The baseline Regular membership involves eating 10 wings plus five "pasty wings"—or wings slathered in the paste that forms when wing sauce sits at room temperature for a period of time. Platinum members have to eat 25 wings plus five pasty wings, and Vegetarian members must eat 100 celery sticks plus 25 pasty celery sticks, according to Jassy.
Yet despite these quirky traditions, AWS—like Amazon itself—doesn't spend too much time celebrating its achievements. With Microsoft, Google, IBM and others chasing it in the public cloud market, AWS has no intention of going into prevent defense and letting them back into the game.
"The AWS culture is one where, when there's a significant launch, or a customer decides to use the platform in a pervasive way, people will communicate about it, and people will tend to respond enthusiastically," Jassy said. "But it's also a culture where we celebrate quickly and then move on to the next initiative."
The Final Frontier
When AWS started out, instead of going head-to-head with enterprise vendors on their own turf, it decided to focus on developers and startups. While this strategy might have seemed counterintuitive at the time, Jassy said it has enabled AWS to build a large base of satisfied customers.
"We always knew that enterprises and public sector would probably be the largest absolute users of infrastructure technology, just because they have the biggest absolute spend," Jassy said. "At that time, most of the large technology companies seemed to be ignoring startups and developers. I don't know if it was because they felt like because they didn't spend a lot of money and weren't as valuable customers as enterprises or public sector."

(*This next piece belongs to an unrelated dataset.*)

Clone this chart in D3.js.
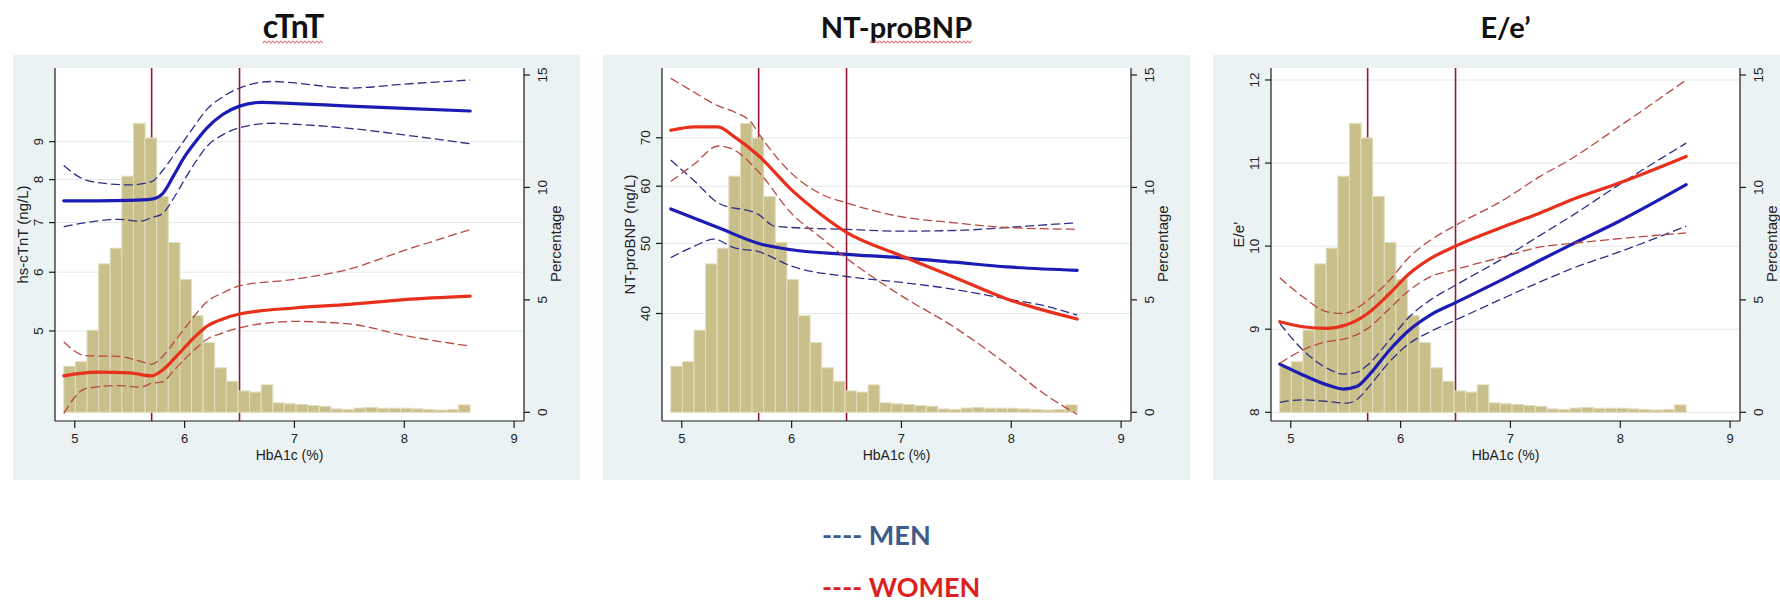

AWS, for about the past four years, has had enterprises squarely in its crosshairs, and it has convinced some notable ones to jump aboard. Netflix, Coca-Cola, Condé Nast, Major League Baseball, Intuit and Splunk have all moved parts—or in some cases, all—of their on-premise computing to AWS.
Jassy said AWS also has "a couple thousand" government agencies and entities using its cloud, including Healthcare.gov, NASA's Jet Propulsion Laboratory, Recovery.gov, the Navy and the Central Intelligence Agency.
"We're allowing enterprises to move much more quickly, and allowing them to innovate at a time where a lot of these organizations have stopped feeling like they were able to innovate," said Jassy. "We also feel that what we're doing in the public sector and government space is changing what governments can do for their constituencies."
AWS is continually adding enterprise-focused technologies, such as identity management and access control, configuration management, a service catalog, and the ability for customers to use their own server-side encryption keys with the S3 storage service. AWS is also going after MySQL vendors with its newly launched Aurora cloud database engine.
One interesting recent addition, called API Gateway, is a tool for creating, publishing, scaling and securing APIs. The idea is to let enterprises get the same advantages from using APIs as Amazon does, thereby paving the way for faster development and innovation, according to Jassy.
"Inside your company, if you're able to offer your different services via hardened APIs that are well documented, it frees up all the other teams that want to consume your services, to use those just as building blocks, as if they're external services," Jassy said. "Once we got into that mode inside Amazon, it dramatically changed the speed with which we were able to innovate."
API Gateway is a prime example of how AWS, under Jassy's leadership, isn't just selling technology, but a whole new way for businesses to consume technology.
"Partnering with AWS has allowed us to focus more of our efforts on what we do best and not worry about the infrastructure and all the overhead that comes with maintaining it," said Kevin RisonChu, director of systems and infrastructure at Mirum Agency, a San Diego-based AWS partner.
If enterprises find that they're able to innovate more quickly by becoming more Amazon-like themselves, the public cloud market may end up being a battle for second place.